Wat moet ik doen om zalig te worden?
En hij (de cipier, de stokbewaarder) bracht hen (Paulus en Silas) naar buiten en zei: Heren, wat moet ik doen om zalig te worden (en de beloften te beërven) (Handelingen 16:30)?
En zij zeiden: Geloof in de Heere Jezus Christus en u zult zalig worden, u en uw huisgenoten (Handelingen 16:31).
Paulus zegt hier hetzelfde als in Romeinen 8 en 9:
Zij, die God geloven, die in God en in Zijn beloften geloven, die in God en in Zijn Zoon, DE Belofte Zelf, in Wie alle beloften vervuld zijn, geloven, zullen zelf Hem en de beloften beërven; zij zullen de Heilige Geest ontvangen en zalig worden (zie de vorige twee afleveringen over de uitverkiezing).
Paulus zegt dit nogmaals in Romeinen 10:
Als u met uw mond de Heere Jezus belijdt en met uw hart gelooft dat God Hem uit de doden heeft opgewekt, zult u zalig worden (Romeinen 10:9).
Dus wat moet u doen om zalig te worden en de beloften te beërven?
U moet geloven. U moet geloven in de Heere Jezus Christus.
“Maar hoe moet ik geloven?”
Deze vraag stelt Paulus zelf ook:
Hoe zullen zij dan Hem aanroepen (Hem belijden) in Wie zij niet geloven? En hoe zullen zij in Hem geloven van Wie zij niet gehoord hebben? En hoe zullen zij horen zonder iemand die predikt (Romeinen 10:14)?
Het antwoord ligt al in de vraag besloten, maar hij geeft het antwoord ook expliciet:
Zo is dan het geloof uit het gehoor en het gehoor door het Woord van God (Romeinen 10:17).

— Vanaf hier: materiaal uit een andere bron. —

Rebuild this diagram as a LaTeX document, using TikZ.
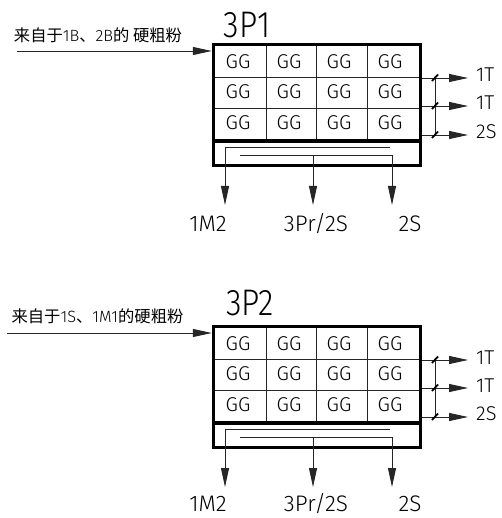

God geeft geloof aan eenieder die het Woord van God, Christus Zelf en Zijn beloften, hoort preken. En hij zendt mensen uit om Hem te preken.
Wilt u geloven en zalig worden?
Zet u dan onder de prediking van het Woord. Luister naar de waarheid. Laat God het beloftezaad van het Woord zaaien in uw hart en de geloofsvruchten ontstaan vanzelf:
Ook zei Hij: Zo is het Koninkrijk van God: als wanneer iemand het zaad (HET Zaad, Christus, HET Woord, in Wie alle beloften zijn vervuld) in de aarde werpt en slaapt en opstaat, nacht en dag; en het zaad ontkiemt en komt op, zonder dat hij zelf weet hoe. Want de aarde (het hart) brengt vanzelf (Grieks – automatos = automatisch, vanzelf) vrucht voort: eerst de halm, daarna de aar, daarna het volle koren in de aar (Markus 4:26-28).
Dit is de gelijkenis: Het zaad is het Woord van God. Zij bij wie langs de weg gezaaid wordt, zijn zij die het horen; maar daarna komt de duivel en neemt het Woord uit hun hart weg, opdat zij niet geloven en zalig worden. Zij bij wie op de rots gezaaid wordt, zijn zij die het Woord met vreugde ontvangen, wanneer zij het gehoord hebben. Maar dezen, die maar voor een bepaalde tijd geloven, hebben geen wortel, en in een tijd van verzoeking worden zij afvallig. En bij wie het zaad in de dorens valt, dat zijn zij die het hebben gehoord, maar die gaandeweg door de zorgen en rijkdom en genietingen van het leven verstikt worden en geen vrucht dragen. En waar het zaad in de goede aarde valt, dat zijn zij die het Woord horen, het in een oprecht en goed hart (een hart dat wil luisteren) vasthouden, en in volharding vruchten voortbrengen (Lukas 8:11-15).
Maar wie Gods Woord verwerpt, die zal God verwerpen. Wie Gods Woord hoort, maar niet wil luisteren, en Christus Zelf en met Hem al Zijn beloften verwerpt, die zal Hem en Zijn beloften niet beërven. Wie Gods Woord hoort, maar HET niet liefheeft met de daad van het geloof, die zal God niet liefhebben, want Hij zegt:
(..) Allen die Mij haten, hebben de dood lief (Spreuken 8:36).
(..) God heeft de wereld zo lief gehad, dat Hij Zijn eniggeboren Zoon gegeven heeft, opdat ieder die in Hem gelooft, niet verloren gaat, maar eeuwig leven heeft (Johannes 3:16),
maar wie de Zoon ongehoorzaam is (en niet gelooft), zal het leven niet zien, maar de toorn van God blijft op hem (Johannes 3:36).
Kom (door het geloof dus) naar Mij toe (het vleesgeworden Woord), (u) allen die vermoeid en belast zijn, en Ik zal u rust geven (en u zult zalig worden) (Mattheüs 11:28).